The methodology includes:

• Beam Dynamics: Calculation of muon population reduction due to decay in both booster and main rings (3 km circumference).
• Luminosity Optimization: Use of the AloHEP software to simulate interaction regions, accounting for pinch effects, particle decay, and hourglass effects to determine achievable luminosities.
• Detector Design: Proposal of a general-purpose detector with a superconducting solenoid magnet, featuring a shielding tungsten nozzle (cladded with borated polyethylene) to mitigate beam-induced backgrounds (BIB) from muon decays.
• Physics Simulation: Monte Carlo simulations using MadGraph5, Pythia8, and MadAnalysis5 to evaluate Higgs production cross-sections and the search potential for color-octet muons ($\mu^8$).

Key Contributions

• Conceptual Design: The paper presents the first detailed conceptual design for an HL-LHC based $\mu^+$p collider, achieving a center-of-mass energy of 5.3 TeV, significantly surpassing the LHeC (1.2 TeV) and EIC.
• Feasibility Analysis: It demonstrates that $\mu^+$p colliders are technically more feasible in the near term than $\mu^+\mu^-$ colliders because ultra-cold $\mu^+$ beam technology (J-PARC) is established, whereas $\mu^-$ cooling remains a challenge.
• Performance Metrics: The study calculates achievable luminosities exceeding $10^{33}$ cm$^{-2}$s$^{-1}$ for both booster options (8.8 $\times$ 10$^{33}$ for $\mu$TRISTAN-based and 7.2 $\times$ 10$^{33}$ for ERL-based).
• Kinematic Coverage: The design offers a kinematic plane coverage extending to $x \approx 3.6 \times 10^{-7}$ and $Q^2 \approx 2800$ GeV$^2$, far exceeding HERA, EIC, and LHeC capabilities.

Results

• Luminosity and Energy: Both configurations achieve $\sqrt{s} = 5.3$ TeV. The $\mu$TRISTAN-based option yields a luminosity of $8.8 \times 10^{33}$ cm$^{-2}$s$^{-1}$, while the ERL-based option yields $7.2 \times 10^{33}$ cm$^{-2}$s$^{-1}$.
• Higgs Production: The $\mu$LHC is projected to produce significantly more Higgs bosons via W and Z fusion compared to the LHeC. For a 5.3 TeV collider, the annual yield is estimated at ~33,900 (W-fusion) and ~6,600 (Z-fusion) for the $\mu$TRISTAN option, compared to ~1,260 and ~200 respectively for the LHeC (ERL 20).
• BSM Physics (Color-Octet Muons): Simulations for the search of color-octet muons ($\mu^8$) indicate that the $\mu$LHC can probe masses up to ~4100 GeV at 5$\sigma$ significance with 100 fb$^{-1}$ of integrated luminosity.

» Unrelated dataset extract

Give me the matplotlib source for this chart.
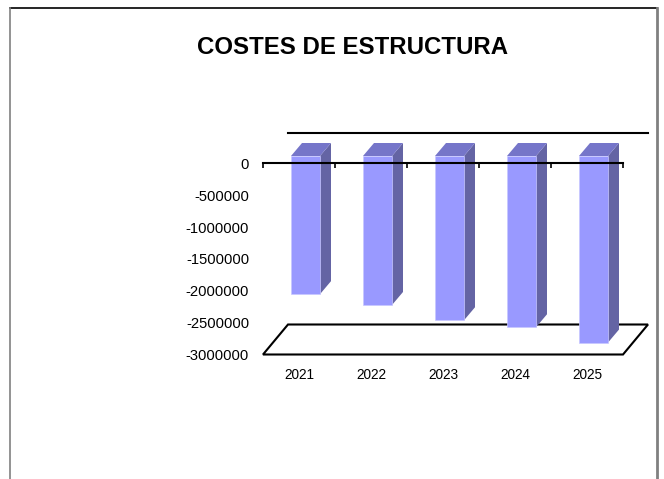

This exceeds the HL-LHC's reach (approx. 2300 GeV) and demonstrates that $\mu$LHC can achieve the same statistical significance as the HL-LHC with only 100 nb$^{-1}$ of data.
• Detector Performance: Simulations of the shielding nozzle indicate that 81% of 1 TeV muons pass through the tungsten cone with minimal energy loss, while 19% deposit energy, necessitating careful optimization to balance background suppression with angular acceptance.

Significance and Claims
The paper claims that the $\mu$LHC represents a critical, feasible pathway for high-energy physics that can be realized earlier than a full muon collider. By leveraging existing ultra-cold $\mu^+$ technology, it offers a unique tool to:

1. Clarify QCD Basics: Provide essential data in the small-$x$, high-$Q^2$ region to test confinement hypotheses and improve Parton Distribution Functions (PDFs) for future hadron colliders (HL-LHC, FCC, SppC).
2. Enhance Higgs Physics: Offer a high-statistics environment for studying Higgs boson properties through vector boson fusion.
3. Explore BSM Physics: Provide superior sensitivity to muon-related Beyond Standard Model phenomena, specifically excited muons, leptoquarks, and color-octet muons, surpassing the discovery potential of the HL-LHC for specific channels.

The authors conclude that systematic studies of the accelerator, detector, and physics aspects of the $\mu$LHC are necessary for long-term planning, positioning it as a potential "second most effective tool" after proton colliders for constituent-level exploration at the multi-TeV scale.